**Given problem**
Render the material again word for word, skipping the pictures in it.

**Task input**
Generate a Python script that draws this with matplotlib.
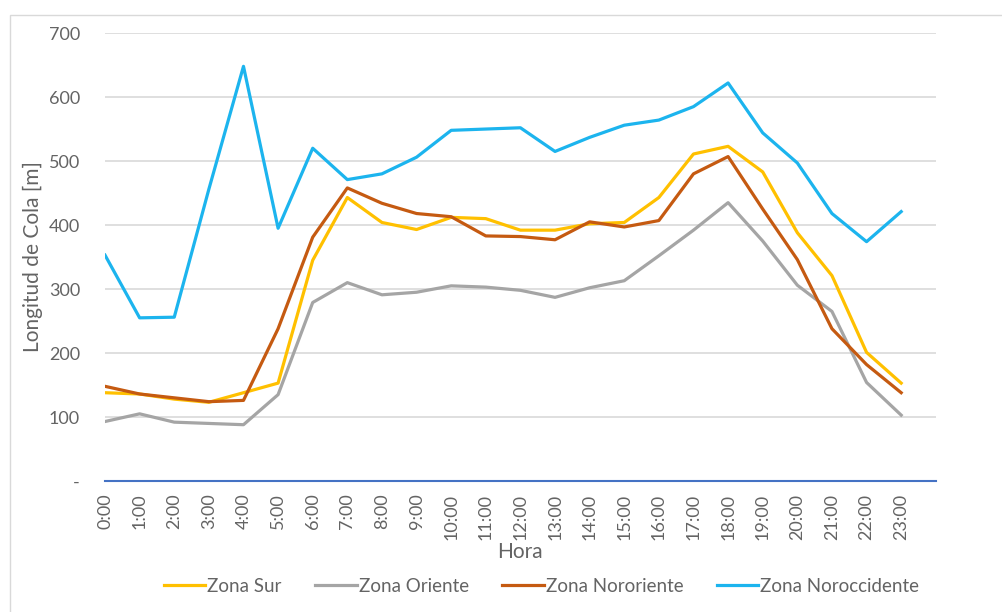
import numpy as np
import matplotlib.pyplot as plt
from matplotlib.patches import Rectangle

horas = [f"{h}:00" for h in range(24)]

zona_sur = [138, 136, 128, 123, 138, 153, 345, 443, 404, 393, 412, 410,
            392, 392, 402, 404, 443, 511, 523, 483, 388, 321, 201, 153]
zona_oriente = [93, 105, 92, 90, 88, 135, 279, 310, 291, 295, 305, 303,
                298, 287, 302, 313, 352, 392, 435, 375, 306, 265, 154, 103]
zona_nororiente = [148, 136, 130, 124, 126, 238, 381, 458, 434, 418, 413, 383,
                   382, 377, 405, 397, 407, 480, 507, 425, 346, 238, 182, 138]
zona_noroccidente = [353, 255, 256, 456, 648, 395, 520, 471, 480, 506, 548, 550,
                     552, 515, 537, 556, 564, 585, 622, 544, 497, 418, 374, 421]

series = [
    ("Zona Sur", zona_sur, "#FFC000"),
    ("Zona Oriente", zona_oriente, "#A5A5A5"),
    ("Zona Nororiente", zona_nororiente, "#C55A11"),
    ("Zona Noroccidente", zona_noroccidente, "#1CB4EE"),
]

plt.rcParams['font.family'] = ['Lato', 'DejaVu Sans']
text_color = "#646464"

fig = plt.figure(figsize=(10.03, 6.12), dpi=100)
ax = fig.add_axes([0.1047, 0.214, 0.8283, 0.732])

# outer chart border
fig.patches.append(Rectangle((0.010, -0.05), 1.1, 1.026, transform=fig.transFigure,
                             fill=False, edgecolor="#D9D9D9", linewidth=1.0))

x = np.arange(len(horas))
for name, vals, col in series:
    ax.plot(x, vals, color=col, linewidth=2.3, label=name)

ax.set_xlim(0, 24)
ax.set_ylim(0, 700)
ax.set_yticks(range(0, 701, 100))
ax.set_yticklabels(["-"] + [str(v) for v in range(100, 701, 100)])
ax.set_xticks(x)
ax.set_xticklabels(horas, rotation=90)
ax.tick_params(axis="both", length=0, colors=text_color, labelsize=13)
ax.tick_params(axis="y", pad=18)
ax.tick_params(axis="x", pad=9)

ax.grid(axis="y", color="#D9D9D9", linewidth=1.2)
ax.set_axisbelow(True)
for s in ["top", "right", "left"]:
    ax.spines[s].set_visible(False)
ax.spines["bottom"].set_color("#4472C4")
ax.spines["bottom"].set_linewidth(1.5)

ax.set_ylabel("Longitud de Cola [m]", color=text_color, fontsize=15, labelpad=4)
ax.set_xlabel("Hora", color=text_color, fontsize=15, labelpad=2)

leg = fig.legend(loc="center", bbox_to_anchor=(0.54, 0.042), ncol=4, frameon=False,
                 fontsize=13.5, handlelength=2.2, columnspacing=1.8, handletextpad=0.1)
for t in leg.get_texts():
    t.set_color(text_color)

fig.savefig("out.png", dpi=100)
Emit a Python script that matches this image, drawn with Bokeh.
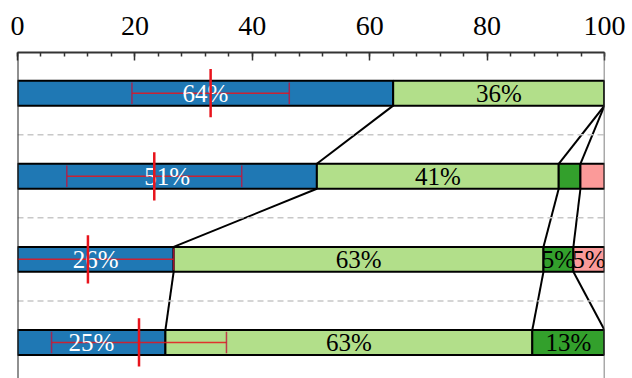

**Solution to the problem**
Generate a Python script that draws this with matplotlib.
import numpy as np
import matplotlib.pyplot as plt
from matplotlib.patches import Rectangle

horas = [f"{h}:00" for h in range(24)]

zona_sur = [138, 136, 128, 123, 138, 153, 345, 443, 404, 393, 412, 410,
            392, 392, 402, 404, 443, 511, 523, 483, 388, 321, 201, 153]
zona_oriente = [93, 105, 92, 90, 88, 135, 279, 310, 291, 295, 305, 303,
                298, 287, 302, 313, 352, 392, 435, 375, 306, 265, 154, 103]
zona_nororiente = [148, 136, 130, 124, 126, 238, 381, 458, 434, 418, 413, 383,
                   382, 377, 405, 397, 407, 480, 507, 425, 346, 238, 182, 138]
zona_noroccidente = [353, 255, 256, 456, 648, 395, 520, 471, 480, 506, 548, 550,
                     552, 515, 537, 556, 564, 585, 622, 544, 497, 418, 374, 421]

series = [
    ("Zona Sur", zona_sur, "#FFC000"),
    ("Zona Oriente", zona_oriente, "#A5A5A5"),
    ("Zona Nororiente", zona_nororiente, "#C55A11"),
    ("Zona Noroccidente", zona_noroccidente, "#1CB4EE"),
]

plt.rcParams['font.family'] = ['Lato', 'DejaVu Sans']
text_color = "#646464"

fig = plt.figure(figsize=(10.03, 6.12), dpi=100)
ax = fig.add_axes([0.1047, 0.214, 0.8283, 0.732])

# outer chart border
fig.patches.append(Rectangle((0.010, -0.05), 1.1, 1.026, transform=fig.transFigure,
                             fill=False, edgecolor="#D9D9D9", linewidth=1.0))

x = np.arange(len(horas))
for name, vals, col in series:
    ax.plot(x, vals, color=col, linewidth=2.3, label=name)

ax.set_xlim(0, 24)
ax.set_ylim(0, 700)
ax.set_yticks(range(0, 701, 100))
ax.set_yticklabels(["-"] + [str(v) for v in range(100, 701, 100)])
ax.set_xticks(x)
ax.set_xticklabels(horas, rotation=90)
ax.tick_params(axis="both", length=0, colors=text_color, labelsize=13)
ax.tick_params(axis="y", pad=18)
ax.tick_params(axis="x", pad=9)

ax.grid(axis="y", color="#D9D9D9", linewidth=1.2)
ax.set_axisbelow(True)
for s in ["top", "right", "left"]:
    ax.spines[s].set_visible(False)
ax.spines["bottom"].set_color("#4472C4")
ax.spines["bottom"].set_linewidth(1.5)

ax.set_ylabel("Longitud de Cola [m]", color=text_color, fontsize=15, labelpad=4)
ax.set_xlabel("Hora", color=text_color, fontsize=15, labelpad=2)

leg = fig.legend(loc="center", bbox_to_anchor=(0.54, 0.042), ncol=4, frameon=False,
                 fontsize=13.5, handlelength=2.2, columnspacing=1.8, handletextpad=0.1)
for t in leg.get_texts():
    t.set_color(text_color)

fig.savefig("out.png", dpi=100)
Emit a Python script that matches this image, drawn with Bokeh.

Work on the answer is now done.